2. Professional Services Fees.
2.1 Fees. In consideration of the rights granted and services provided by Prophecy hereunder, Customer hereby agrees to pay Prophecy the fees, costs and expenses set forth on the Order Form and Order Confirmation.
2.2 Payment. Fees are due and payable by Customer not more than thirty (30) days from receipt of the Prophecy invoice with payment schedule agreed in the Order Form. Nothing in this Agreement shall be deemed to imply an agreement for the completion of Professional Services for a fixed price. Prophecy will earn and be paid by Customer for actual time worked and expenses incurred in connection with the performance of Professional Services. All fees generated from Professional Services performed by Prophecy shall be considered earned as work is performed. All fees due hereunder are non-refundable and are not contingent on any additional services or products to be provided. Delinquent payments shall be treated and assessed interest as set forth in the Terms.

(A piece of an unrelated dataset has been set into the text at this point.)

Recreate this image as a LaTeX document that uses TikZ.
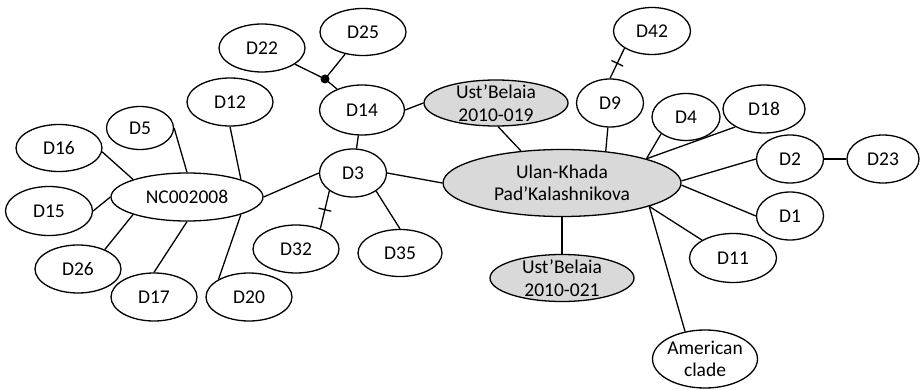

2.3 Expenses. Customer shall reimburse Prophecy for reasonable travel, lodging and meal expenses, and such other costs and expenses as Prophecy may incur in connection with the performance of Professional Services. Prophecy will provide documentation related to expenses upon written request therefor.
3. Termination. Either party may terminate the services provided under this Addendum upon ten (10) days’ notice to the other party. All outstanding and accrued fees shall be immediately due and payable upon any such termination.